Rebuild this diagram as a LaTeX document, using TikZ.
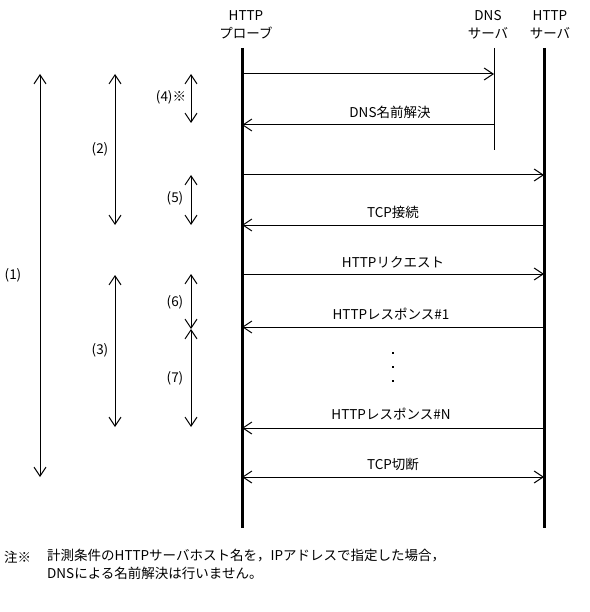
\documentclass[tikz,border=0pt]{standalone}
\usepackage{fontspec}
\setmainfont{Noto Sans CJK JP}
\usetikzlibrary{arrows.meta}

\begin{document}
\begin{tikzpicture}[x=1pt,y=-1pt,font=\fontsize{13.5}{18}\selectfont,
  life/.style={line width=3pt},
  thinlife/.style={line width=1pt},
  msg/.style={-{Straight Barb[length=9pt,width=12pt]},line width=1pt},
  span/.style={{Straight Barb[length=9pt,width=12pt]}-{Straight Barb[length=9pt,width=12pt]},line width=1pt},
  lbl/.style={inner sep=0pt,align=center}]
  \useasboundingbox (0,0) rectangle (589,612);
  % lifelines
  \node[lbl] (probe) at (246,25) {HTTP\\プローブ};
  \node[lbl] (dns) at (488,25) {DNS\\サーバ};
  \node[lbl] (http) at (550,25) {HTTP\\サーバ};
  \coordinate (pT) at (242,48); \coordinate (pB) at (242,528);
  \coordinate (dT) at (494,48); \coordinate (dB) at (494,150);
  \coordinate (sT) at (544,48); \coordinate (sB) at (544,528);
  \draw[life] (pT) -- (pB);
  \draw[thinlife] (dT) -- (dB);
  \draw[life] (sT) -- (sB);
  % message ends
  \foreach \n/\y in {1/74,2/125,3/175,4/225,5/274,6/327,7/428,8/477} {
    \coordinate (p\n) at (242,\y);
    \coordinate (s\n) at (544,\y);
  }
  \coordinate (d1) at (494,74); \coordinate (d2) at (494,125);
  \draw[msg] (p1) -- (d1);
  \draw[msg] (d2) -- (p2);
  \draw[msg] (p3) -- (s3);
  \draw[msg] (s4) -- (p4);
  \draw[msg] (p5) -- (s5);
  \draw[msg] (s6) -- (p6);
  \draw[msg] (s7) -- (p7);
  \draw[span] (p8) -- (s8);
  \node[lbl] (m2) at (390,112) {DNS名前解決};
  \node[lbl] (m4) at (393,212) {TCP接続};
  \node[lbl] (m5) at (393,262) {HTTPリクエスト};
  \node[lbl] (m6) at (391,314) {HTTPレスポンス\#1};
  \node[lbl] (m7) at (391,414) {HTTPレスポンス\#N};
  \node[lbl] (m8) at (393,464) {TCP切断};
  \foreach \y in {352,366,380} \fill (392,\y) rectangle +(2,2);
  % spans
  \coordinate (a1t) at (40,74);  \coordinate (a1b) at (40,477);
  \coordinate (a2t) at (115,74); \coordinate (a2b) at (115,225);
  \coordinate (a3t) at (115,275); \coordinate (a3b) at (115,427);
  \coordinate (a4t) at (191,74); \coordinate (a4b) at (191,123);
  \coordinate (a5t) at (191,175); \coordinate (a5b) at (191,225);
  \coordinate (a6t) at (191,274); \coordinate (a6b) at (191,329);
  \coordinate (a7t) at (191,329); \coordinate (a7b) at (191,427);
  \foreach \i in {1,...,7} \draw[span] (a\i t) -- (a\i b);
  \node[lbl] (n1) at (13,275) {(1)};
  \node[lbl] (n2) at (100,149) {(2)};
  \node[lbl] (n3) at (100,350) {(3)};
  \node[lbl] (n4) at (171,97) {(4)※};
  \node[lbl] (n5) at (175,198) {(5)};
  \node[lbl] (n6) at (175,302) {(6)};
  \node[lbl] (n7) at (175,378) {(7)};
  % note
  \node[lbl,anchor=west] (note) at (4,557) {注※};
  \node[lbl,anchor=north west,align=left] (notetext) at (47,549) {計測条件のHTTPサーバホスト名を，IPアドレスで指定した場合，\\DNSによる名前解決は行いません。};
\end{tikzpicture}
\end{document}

==

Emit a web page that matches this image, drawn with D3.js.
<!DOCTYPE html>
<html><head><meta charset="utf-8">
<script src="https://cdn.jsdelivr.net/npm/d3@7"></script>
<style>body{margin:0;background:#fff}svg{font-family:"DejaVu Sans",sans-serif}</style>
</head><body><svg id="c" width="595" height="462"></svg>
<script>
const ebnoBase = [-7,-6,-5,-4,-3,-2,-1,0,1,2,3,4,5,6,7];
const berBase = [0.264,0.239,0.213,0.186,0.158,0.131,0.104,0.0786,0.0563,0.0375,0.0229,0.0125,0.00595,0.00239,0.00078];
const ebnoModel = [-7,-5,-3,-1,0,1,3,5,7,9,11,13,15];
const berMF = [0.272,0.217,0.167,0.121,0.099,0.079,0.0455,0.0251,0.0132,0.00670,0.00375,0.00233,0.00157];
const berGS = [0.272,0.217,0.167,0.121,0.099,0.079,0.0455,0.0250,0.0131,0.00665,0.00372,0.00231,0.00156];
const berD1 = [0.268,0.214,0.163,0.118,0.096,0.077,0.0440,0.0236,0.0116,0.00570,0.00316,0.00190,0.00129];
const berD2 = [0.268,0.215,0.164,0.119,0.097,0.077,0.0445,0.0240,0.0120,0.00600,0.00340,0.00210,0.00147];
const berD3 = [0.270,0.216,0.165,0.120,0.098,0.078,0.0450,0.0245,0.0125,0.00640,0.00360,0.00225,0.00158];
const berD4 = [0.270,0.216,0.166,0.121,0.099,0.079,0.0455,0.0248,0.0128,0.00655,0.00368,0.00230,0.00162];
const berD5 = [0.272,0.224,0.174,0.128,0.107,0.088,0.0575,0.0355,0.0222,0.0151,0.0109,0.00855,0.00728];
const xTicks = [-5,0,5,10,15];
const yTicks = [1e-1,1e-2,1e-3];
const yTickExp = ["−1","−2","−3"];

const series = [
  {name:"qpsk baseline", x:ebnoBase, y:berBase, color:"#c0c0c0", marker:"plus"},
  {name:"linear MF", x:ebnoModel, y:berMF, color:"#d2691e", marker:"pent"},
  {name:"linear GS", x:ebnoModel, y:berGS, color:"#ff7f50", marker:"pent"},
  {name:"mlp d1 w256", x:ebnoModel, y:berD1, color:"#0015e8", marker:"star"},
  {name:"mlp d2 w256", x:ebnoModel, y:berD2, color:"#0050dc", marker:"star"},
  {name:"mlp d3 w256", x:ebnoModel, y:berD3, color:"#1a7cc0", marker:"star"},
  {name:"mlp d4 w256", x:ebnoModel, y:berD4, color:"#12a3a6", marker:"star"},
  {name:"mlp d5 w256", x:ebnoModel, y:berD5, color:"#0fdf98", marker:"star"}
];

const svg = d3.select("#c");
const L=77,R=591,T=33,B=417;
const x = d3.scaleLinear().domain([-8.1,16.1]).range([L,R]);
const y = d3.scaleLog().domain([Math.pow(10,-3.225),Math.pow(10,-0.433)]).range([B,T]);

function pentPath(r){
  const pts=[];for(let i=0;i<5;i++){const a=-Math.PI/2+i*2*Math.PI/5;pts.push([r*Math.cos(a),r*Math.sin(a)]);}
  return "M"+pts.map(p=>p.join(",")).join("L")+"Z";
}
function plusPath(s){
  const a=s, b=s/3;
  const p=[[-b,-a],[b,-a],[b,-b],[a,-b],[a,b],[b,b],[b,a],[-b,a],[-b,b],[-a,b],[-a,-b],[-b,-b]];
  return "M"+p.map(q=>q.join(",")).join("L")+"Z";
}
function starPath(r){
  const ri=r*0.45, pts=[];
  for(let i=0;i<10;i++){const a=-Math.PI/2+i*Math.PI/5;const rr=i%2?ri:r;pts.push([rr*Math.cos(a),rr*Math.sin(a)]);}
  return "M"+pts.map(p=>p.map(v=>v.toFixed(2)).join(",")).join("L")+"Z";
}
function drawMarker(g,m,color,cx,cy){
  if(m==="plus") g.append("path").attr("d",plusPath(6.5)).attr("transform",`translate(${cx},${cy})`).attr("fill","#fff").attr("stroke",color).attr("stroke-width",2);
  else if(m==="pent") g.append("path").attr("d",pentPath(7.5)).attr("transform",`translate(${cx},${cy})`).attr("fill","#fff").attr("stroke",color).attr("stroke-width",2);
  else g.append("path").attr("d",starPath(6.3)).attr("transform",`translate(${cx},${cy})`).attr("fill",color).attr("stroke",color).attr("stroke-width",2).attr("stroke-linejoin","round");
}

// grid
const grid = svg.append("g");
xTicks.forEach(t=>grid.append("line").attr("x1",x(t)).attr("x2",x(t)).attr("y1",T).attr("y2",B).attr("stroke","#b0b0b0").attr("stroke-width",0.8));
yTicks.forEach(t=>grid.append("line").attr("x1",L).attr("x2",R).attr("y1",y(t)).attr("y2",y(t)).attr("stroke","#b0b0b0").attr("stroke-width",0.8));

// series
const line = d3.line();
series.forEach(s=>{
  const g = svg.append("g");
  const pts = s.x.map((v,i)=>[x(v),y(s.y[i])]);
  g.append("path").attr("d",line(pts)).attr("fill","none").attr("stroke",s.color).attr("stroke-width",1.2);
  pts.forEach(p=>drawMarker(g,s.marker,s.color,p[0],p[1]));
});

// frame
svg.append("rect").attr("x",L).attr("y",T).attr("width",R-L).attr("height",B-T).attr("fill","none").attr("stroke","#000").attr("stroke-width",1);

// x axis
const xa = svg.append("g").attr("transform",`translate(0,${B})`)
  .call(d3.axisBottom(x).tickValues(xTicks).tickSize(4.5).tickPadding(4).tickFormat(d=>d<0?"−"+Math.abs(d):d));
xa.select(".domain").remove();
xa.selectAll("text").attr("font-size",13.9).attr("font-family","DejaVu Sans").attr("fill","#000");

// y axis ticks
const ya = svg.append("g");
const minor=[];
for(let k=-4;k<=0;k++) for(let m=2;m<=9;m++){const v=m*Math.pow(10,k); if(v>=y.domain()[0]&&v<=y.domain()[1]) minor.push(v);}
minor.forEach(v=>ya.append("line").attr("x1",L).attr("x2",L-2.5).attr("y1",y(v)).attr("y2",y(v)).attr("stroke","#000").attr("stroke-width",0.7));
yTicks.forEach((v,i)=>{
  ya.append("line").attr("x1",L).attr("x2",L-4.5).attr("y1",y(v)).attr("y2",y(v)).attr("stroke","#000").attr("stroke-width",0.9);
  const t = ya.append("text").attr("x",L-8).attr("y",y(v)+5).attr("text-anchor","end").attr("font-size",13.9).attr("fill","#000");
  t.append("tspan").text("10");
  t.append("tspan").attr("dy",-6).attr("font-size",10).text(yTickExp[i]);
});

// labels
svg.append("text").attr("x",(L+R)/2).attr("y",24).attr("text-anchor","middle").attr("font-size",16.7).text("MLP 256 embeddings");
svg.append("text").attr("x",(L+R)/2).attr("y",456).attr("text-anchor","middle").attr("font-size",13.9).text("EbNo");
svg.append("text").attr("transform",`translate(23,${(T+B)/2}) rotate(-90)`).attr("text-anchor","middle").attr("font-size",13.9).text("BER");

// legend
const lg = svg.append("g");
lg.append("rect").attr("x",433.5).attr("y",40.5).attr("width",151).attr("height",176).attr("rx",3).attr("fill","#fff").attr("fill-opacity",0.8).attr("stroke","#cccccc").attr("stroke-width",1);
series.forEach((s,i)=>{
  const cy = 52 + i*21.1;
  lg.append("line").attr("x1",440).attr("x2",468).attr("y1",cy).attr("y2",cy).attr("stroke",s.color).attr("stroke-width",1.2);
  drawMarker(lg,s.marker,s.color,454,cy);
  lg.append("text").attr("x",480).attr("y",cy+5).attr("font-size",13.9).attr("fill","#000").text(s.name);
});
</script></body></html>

...

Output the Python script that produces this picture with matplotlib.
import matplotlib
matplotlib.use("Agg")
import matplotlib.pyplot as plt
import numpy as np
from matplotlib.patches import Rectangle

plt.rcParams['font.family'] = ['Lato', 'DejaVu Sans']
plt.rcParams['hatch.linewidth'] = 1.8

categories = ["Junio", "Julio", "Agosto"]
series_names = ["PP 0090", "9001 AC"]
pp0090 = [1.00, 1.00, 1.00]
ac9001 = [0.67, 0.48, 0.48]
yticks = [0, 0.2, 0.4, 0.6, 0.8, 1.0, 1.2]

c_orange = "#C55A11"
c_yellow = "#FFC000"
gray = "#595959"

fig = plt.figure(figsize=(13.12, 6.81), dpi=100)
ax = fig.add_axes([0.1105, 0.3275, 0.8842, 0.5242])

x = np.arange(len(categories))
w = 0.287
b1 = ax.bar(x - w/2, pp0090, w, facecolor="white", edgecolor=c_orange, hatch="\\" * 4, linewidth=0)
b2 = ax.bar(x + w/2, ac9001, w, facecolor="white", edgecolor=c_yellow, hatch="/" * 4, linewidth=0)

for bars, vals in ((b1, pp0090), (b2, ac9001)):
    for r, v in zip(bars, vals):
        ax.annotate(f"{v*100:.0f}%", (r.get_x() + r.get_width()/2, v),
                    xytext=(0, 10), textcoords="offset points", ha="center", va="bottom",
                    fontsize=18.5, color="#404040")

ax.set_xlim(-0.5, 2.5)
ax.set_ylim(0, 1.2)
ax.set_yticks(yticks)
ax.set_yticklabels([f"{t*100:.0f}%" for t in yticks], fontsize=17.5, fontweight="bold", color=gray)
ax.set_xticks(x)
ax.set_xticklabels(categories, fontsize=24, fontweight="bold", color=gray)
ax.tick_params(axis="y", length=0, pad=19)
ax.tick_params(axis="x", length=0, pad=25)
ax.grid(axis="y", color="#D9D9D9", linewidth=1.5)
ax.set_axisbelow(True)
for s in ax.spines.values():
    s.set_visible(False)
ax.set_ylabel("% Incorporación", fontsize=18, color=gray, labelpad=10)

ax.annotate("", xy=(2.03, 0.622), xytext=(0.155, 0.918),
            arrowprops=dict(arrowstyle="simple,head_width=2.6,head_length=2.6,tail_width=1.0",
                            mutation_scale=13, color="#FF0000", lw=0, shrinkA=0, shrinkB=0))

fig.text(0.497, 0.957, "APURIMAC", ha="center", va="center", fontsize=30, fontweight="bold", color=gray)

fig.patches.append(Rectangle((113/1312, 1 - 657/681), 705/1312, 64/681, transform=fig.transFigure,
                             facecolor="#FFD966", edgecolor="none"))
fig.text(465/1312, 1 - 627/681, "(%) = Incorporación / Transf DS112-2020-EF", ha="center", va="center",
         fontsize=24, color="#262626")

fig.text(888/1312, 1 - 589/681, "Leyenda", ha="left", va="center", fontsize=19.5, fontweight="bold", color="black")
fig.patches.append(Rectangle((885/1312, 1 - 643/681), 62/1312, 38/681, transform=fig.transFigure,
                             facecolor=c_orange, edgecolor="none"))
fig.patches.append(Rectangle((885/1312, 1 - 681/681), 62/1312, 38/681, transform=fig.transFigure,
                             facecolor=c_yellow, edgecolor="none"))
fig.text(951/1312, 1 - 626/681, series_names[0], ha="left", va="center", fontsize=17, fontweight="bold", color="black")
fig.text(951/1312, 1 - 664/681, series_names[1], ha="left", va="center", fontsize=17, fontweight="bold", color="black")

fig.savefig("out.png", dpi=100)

### What the task requires
From the records above, print exactly the lines that run from the line with "Output the Python" to the line with "plt.rcParams['hatch.linewidth'] = 1.8", inclusive.

### Task output
Output the Python script that produces this picture with matplotlib.
import matplotlib
matplotlib.use("Agg")
import matplotlib.pyplot as plt
import numpy as np
from matplotlib.patches import Rectangle

plt.rcParams['font.family'] = ['Lato', 'DejaVu Sans']
plt.rcParams['hatch.linewidth'] = 1.8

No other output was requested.